Dalam ritual pemakaman, simbuang batu berfungsi sebagai tempat mengikat kerbau yang akan dikurbankan dalam upacara. Konon, batu menhir ini ditancapkan pertama kali tahun 1657. Ketika itu ratusan ekor kerbau dikurbankan untuk upacara pemakaman Dinasti Rante Kalimbuang.
MITOS
Menurut mitos, leluhur orang Toraja adalah manusia yang berasal dari nirwana, mitos yang tetap melegenda turun temurun hingga kini secara lisan dikalangan masyarakat Toraja ini menceritakan bahwa nenek moyang masyarakat Toraja yang pertama menggunakan “tangga dari langit” untuk turun dari nirwana, yang kemudian berfungsi sebagai media komunikasi dengan Puang Matua (Tuhan Yang Maha Kuasa – dalam bahasa Toraja).
Ukiran Toraja adalah salah satu bukti kekayaan budaya yang dimiliki oleh Tana Toraja. Ukiran ini biasanya dapat dengan mudah ditemukan di sekujur bagian Tongkonan, baik rumah ataupun lumbung padi, serta di Erong. Ukiran lainnya yang dapat dengan mudah anda temukan adalah ukir-ukiran yang dibuat menjadi hiasan dinding untuk oleh-oleh atau corak di peralatan rumah tangga.
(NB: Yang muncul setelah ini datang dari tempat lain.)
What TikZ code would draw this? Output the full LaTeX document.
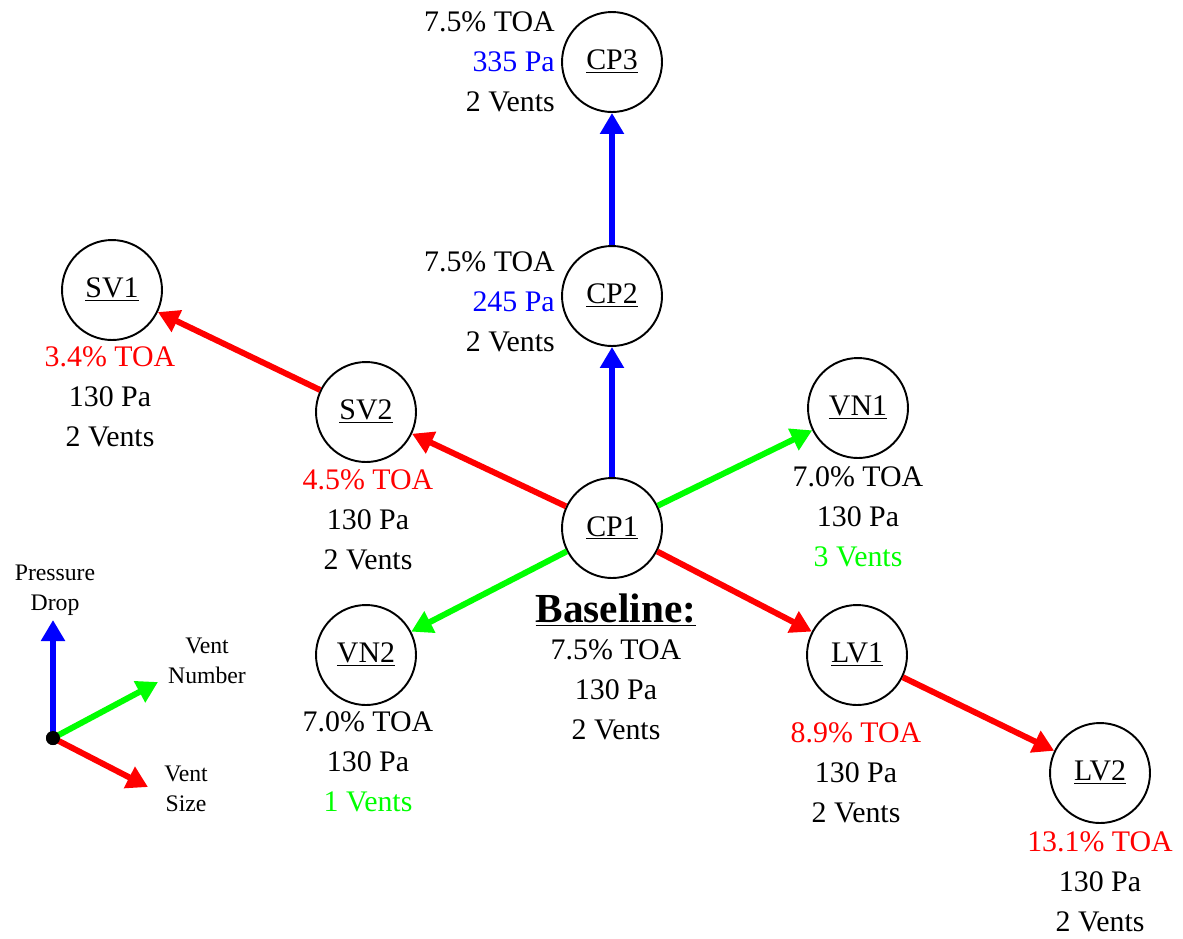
\documentclass[tikz,border=0pt]{standalone}
\usepackage{fontspec}
\setmainfont{Liberation Serif}
\usetikzlibrary{arrows.meta, positioning}
\definecolor{sizered}{RGB}{255,0,0}
\definecolor{numgreen}{RGB}{0,255,0}
\definecolor{dropblue}{RGB}{0,0,255}

\begin{document}
\begin{tikzpicture}[x=0.02cm, y=-0.02cm,
    caso/.style={circle, draw, line width=1.1pt, minimum size=2cm, inner sep=0pt,
      font=\fontsize{17}{22.7}\selectfont},
    info/.style={align=center, inner sep=0pt, font=\fontsize{17}{22.7}\selectfont},
    freccia/.style={line width=3.4pt, -{Triangle[length=0.42cm, width=0.46cm]}},
    leg/.style={align=center, inner sep=0pt, font=\fontsize{13.5}{17}\selectfont}]
        \useasboundingbox (0,0) rectangle (1183,938);

        % Casi (cerchi)
        \node[caso] (cp1) at (612,528) {\underline{CP1}};
        \node[caso] (cp2) at (612,296) {\underline{CP2}};
        \node[caso] (cp3) at (612,62)  {\underline{CP3}};
        \node[caso] (sv2) at (366,412) {\underline{SV2}};
        \node[caso] (sv1) at (112,290) {\underline{SV1}};
        \node[caso] (vn1) at (858,408) {\underline{VN1}};
        \node[caso] (vn2) at (366,655) {\underline{VN2}};
        \node[caso] (lv1) at (857,655) {\underline{LV1}};
        \node[caso] (lv2) at (1100,773) {\underline{LV2}};

        % Frecce tra i casi
        \draw[freccia, dropblue] (cp1) -- (cp2);
        \draw[freccia, dropblue] (cp2) -- (cp3);
        \draw[freccia, sizered] (cp1) -- (sv2);
        \draw[freccia, sizered] (sv2) -- (sv1);
        \draw[freccia, sizered] (cp1) -- (lv1);
        \draw[freccia, sizered] (lv1) -- (lv2);
        \draw[freccia, numgreen] (cp1) -- (vn1);
        \draw[freccia, numgreen] (cp1) -- (vn2);

        % Etichette dei casi
        \node[info, align=right, anchor=east] (t-cp3) at (555,62)
          {7.5\% TOA\\{\color{dropblue}335 Pa}\\2 Vents};
        \node[info, align=right, anchor=east] (t-cp2) at (555,302)
          {7.5\% TOA\\{\color{dropblue}245 Pa}\\2 Vents};
        \node[info] (t-sv1) at (110,397) {{\color{sizered}3.4\% TOA}\\130 Pa\\2 Vents};
        \node[info] (t-sv2) at (368,520) {{\color{sizered}4.5\% TOA}\\130 Pa\\2 Vents};
        \node[info] (t-vn1) at (858,517) {7.0\% TOA\\130 Pa\\{\color{numgreen}3 Vents}};
        \node[info] (t-vn2) at (368,762) {7.0\% TOA\\130 Pa\\{\color{numgreen}1 Vents}};
        \node[info] (t-lv1) at (856,773) {{\color{sizered}8.9\% TOA}\\130 Pa\\2 Vents};
        \node[info] (t-lv2) at (1100,882) {{\color{sizered}13.1\% TOA}\\130 Pa\\2 Vents};

        % Caso base
        \node[inner sep=0pt, font=\fontsize{23.5}{27}\selectfont\bfseries] (base) at (616,610)
          {\underline{Baseline:}};
        \node[info] (t-cp1) at (616,690) {7.5\% TOA\\130 Pa\\2 Vents};

        % Legenda
        \node[circle, fill, minimum size=0.28cm, inner sep=0pt] (orig) at (53,738) {};
        \coordinate (asse-p) at (53,620);
        \coordinate (asse-n) at (158,682);
        \coordinate (asse-s) at (148,787);
        \draw[freccia, dropblue] (orig.center) -- (asse-p);
        \draw[freccia, numgreen] (orig.center) -- (asse-n);
        \draw[freccia, sizered] (orig.center) -- (asse-s);
        \node[circle, fill, minimum size=0.28cm, inner sep=0pt] at (orig) {};
        \node[leg] (l-p) at (55,590) {Pressure\\Drop};
        \node[leg] (l-n) at (207,661) {Vent\\Number};
        \node[leg] (l-s) at (186,789) {Vent\\Size};
    \end{tikzpicture}
\end{document}
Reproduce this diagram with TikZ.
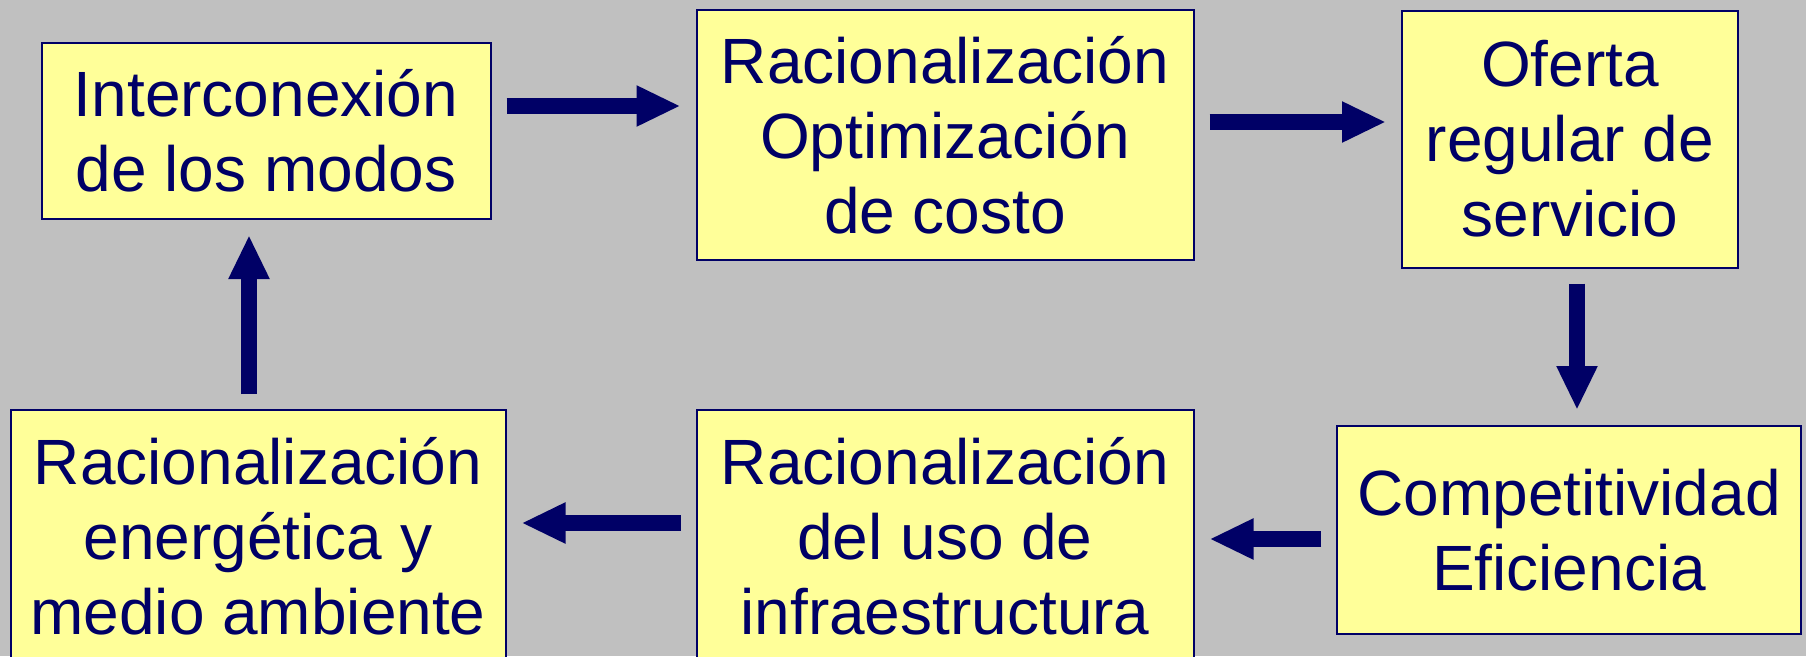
\documentclass[tikz,border=0pt]{standalone}
\usepackage{fontspec}
\setmainfont{Liberation Sans}
\usetikzlibrary{arrows.meta}

\definecolor{slidegray}{HTML}{C0C0C0}
\definecolor{boxyellow}{HTML}{FFFF99}
\definecolor{inknavy}{HTML}{000066}

\begin{document}
\begin{tikzpicture}[x=1pt, y=-1pt,
  box/.style={draw=inknavy, line width=2pt, fill=boxyellow, text=inknavy,
    align=center, inner sep=0pt, font=\fontsize{64}{75}\selectfont},
  bar/.style={draw=inknavy, line width=16pt,
    -{Triangle[width=38pt, length=44pt]}, shorten <=15pt, shorten >=15pt}]
\fill[slidegray] (0,0) rectangle (1806,656);
\useasboundingbox (0,0) rectangle (1806,656);
\clip (0,0) rectangle (1806,656);
%boxes
\node[box, minimum width=449pt, minimum height=176pt] (modos) at (266,131) {Interconexión\\de los modos};
\node[box, minimum width=497pt, minimum height=250pt] (costo) at (945,135) {Racionalización\\Optimización\\de costo};
\node[box, minimum width=336pt, minimum height=257pt] (oferta) at (1570,139) {Oferta\\regular de\\servicio};
\node[box, minimum width=464pt, minimum height=208pt] (compet) at (1569,530) {Competitividad\\Eficiencia};
\node[box, minimum width=497pt, minimum height=252pt] (infra) at (945,536) {Racionalización\\del uso de\\infraestructura};
\node[box, minimum width=495pt, minimum height=252pt] (energia) at (258,536) {Racionalización\\energética y\\medio ambiente};
%arrows
\draw[bar] ([yshift=25pt]modos.east) -- ([yshift=25pt]modos.east -| costo.west);
\draw[bar] ([yshift=13pt]costo.east) -- ([yshift=13pt]costo.east -| oferta.west);
\draw[bar] ([xshift=7pt]oferta.south) -- ([xshift=7pt]oferta.south |- compet.north);
\draw[bar] ([yshift=-9pt]compet.west) -- ([yshift=-9pt]compet.west -| infra.east);
\draw[bar] ([yshift=13pt]infra.west) -- ([yshift=13pt]infra.west -| energia.east);
\draw[bar] ([xshift=-9pt]energia.north) -- ([xshift=-9pt]energia.north |- modos.south);
\end{tikzpicture}
\end{document}
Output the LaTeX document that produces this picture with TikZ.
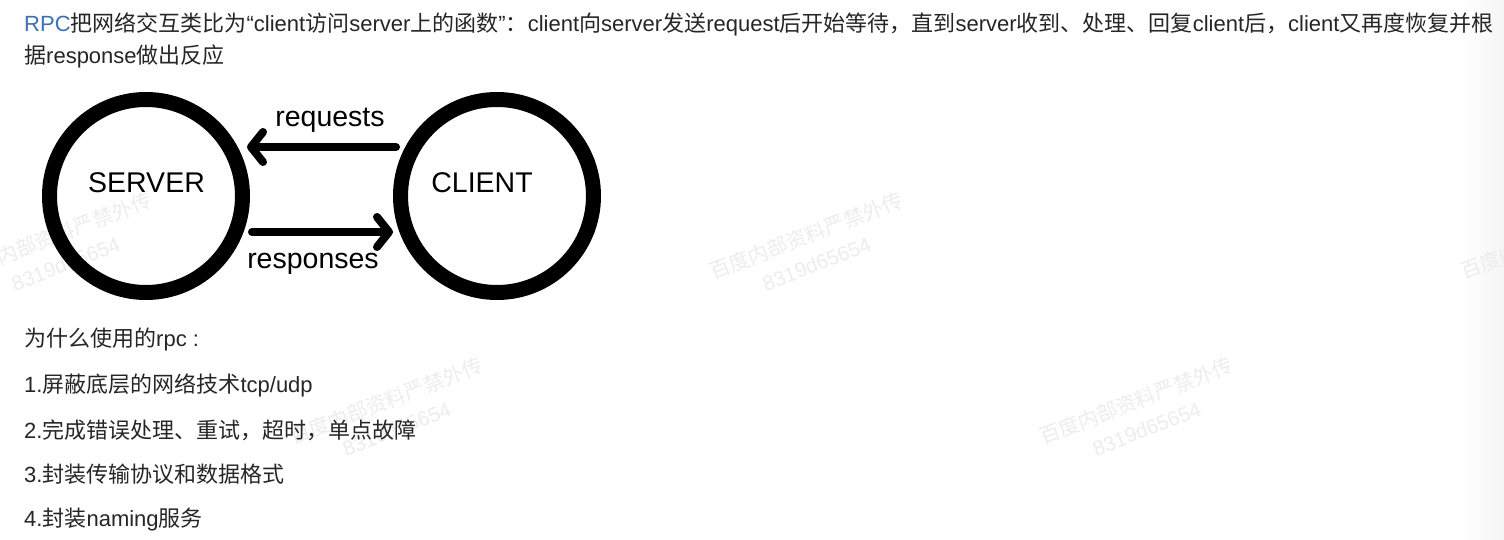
\documentclass[tikz,border=0pt]{standalone}
\usepackage{fontspec}
\setmainfont{Liberation Sans}
\newfontfamily\cjk{Noto Sans CJK SC}
\usetikzlibrary{arrows.meta}
\definecolor{txt}{RGB}{38,38,38}
\definecolor{rpcblue}{RGB}{62,112,180}
\definecolor{wm}{RGB}{237,237,237}
\newcommand{\zh}[1]{{\cjk #1}}
\tikzset{
  body/.style={anchor=base west, inner sep=0pt, text=txt, font=\fontsize{22pt}{26pt}\selectfont},
  ring/.style={circle, draw=black, line width=15pt, minimum size=193pt, inner sep=0pt},
  dlabel/.style={anchor=base, inner sep=0pt, text=black, font=\fontsize{28.5pt}{32pt}\selectfont},
  flow/.style={line width=8pt, line cap=round, -{Straight Barb[length=12pt,width=30pt,round]}},
  wmark/.style={rotate=21, align=center, inner sep=0pt, text=wm, font=\fontsize{20.5pt}{29.5pt}\selectfont}
}
\begin{document}
\begin{tikzpicture}[x=1pt,y=-1pt]
\useasboundingbox (0,0) rectangle (1504,540);
\fill[white] (0,0) rectangle (1504,540);
\shade[left color=white, right color=black!4] (1462,0) rectangle (1504,540);
% watermarks
\node[wmark] (wm1) at (60,249) {\zh{百度内部资料严禁外传}\\8319d65654};
\node[wmark] (wm2) at (811,249) {\zh{百度内部资料严禁外传}\\8319d65654};
\node[wmark] (wm3) at (1562,249) {\zh{百度内部资料严禁外传}\\8319d65654};
\node[wmark] (wm4) at (391,414) {\zh{百度内部资料严禁外传}\\8319d65654};
\node[wmark] (wm5) at (1141,414) {\zh{百度内部资料严禁外传}\\8319d65654};
% paragraph
\node[body] (p1) at (24,32) {\textcolor{rpcblue}{RPC}\zh{把网络交互类比为}“client\zh{访问}server\zh{上的函数}”\zh{：}client\zh{向}server\zh{发送}request\zh{后开始等待，直到}server\zh{收到、处理、回复}client\zh{后，}client\zh{又再度恢复并根}};
\node[body] (p2) at (24,63.5) {\zh{据}response\zh{做出反应}};
% diagram
\node[ring] (server) at (146,196) {};
\node[ring] (client) at (497,196) {};
\node[dlabel] (servertxt) at (146.5,193) {SERVER};
\node[dlabel] (clienttxt) at (482,193) {CLIENT};
\draw[flow] ([shift={(-101,-49)}]client.center) -- ([shift={(101,-49)}]server.center);
\draw[flow] ([shift={(106,36)}]server.center) -- ([shift={(-104,36)}]client.center);
\node[dlabel] (reqtxt) at (330,127) {requests};
\node[dlabel] (resptxt) at (313,268) {responses};
% list
\node[body] (q0) at (24,346) {\zh{为什么使用的}rpc :};
\node[body] (q1) at (24,392) {1.\zh{屏蔽底层的网络技术}tcp/udp};
\node[body] (q2) at (24,438) {2.\zh{完成错误处理、重试，超时，单点故障}};
\node[body] (q3) at (24,482) {3.\zh{封装传输协议和数据格式}};
\node[body] (q4) at (24,526) {4.\zh{封装}naming\zh{服务}};
\end{tikzpicture}
\end{document}
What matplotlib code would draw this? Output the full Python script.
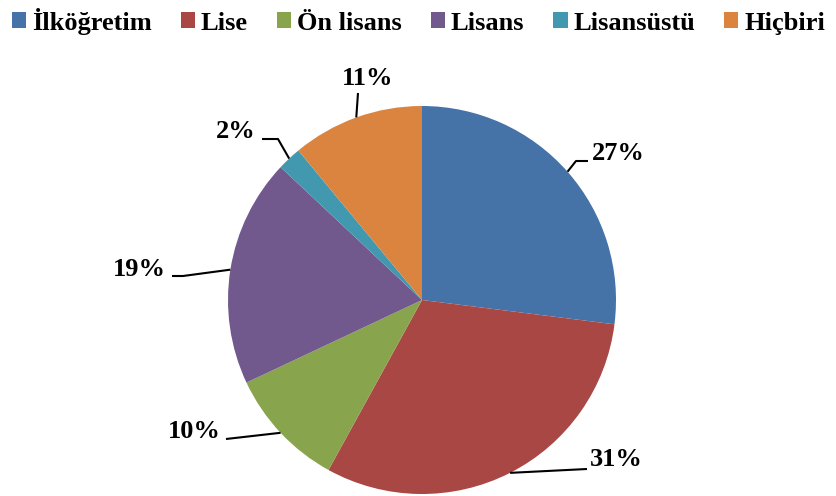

Di Ke’te’ Kesu’, ada sebuah workshop sederhana lokasi pembuatan ukir-ukiran khas Toraja. Lokasi workshop ini berada di deretan ujung Tongkonan paling belakang, yang terjauh dari pintu kedatangan. Di workshop ini, aneka macam ukir-ukiran digantung di dinding sementara itu seorang bapak dengan putranya sibuk mengukir sebuah papan dengan motif tertentu. Papan yang digunakan memang khusus. Melihat mereka mencungkil dan menggurat papan tersebut terlihat menyenangkan dan membuat saya ingin mencobanya. Padahal, papan tersebut lumayan keras loch. Namun, saya melihat mereka seakan-akan menggurat permukaan kue atau lilin saja. Begitu empuknya.
UKIRAN ORANG TORAJA
Ukir-ukiran Toraja umumnya berbentuk suatu motif tertentu walaupun ada juga yang spesial seperti ayam jantan, angsa, Tongkonan dan pemandangan. Motif-motif ukiran umumnya memiliki nama seperti Pa’ Tedong untuk ukiran motif kerbau dan Pa’ Erong untuk ukiran motif peti mati. Motif-motif yang diukir umumnya berbentuk melingkar, bulat, kotak-kotak dan bersiku. Warnanya sendiri kurang lebih hitam (warna dasar papan kayu), putih, merah dan kekuningan. Warna-warna ini diambil dari alam semua. Jadi bisa dikatakan pewarnaan ukiran berlangsung alami. Misalnya saja warna kekuningan berasal dari tanah liat dan putih berasal dari getah. Uniknya, setelah kering, warna-warna ini tidak luntur namun bersifat seperti warna cat pada umumnya.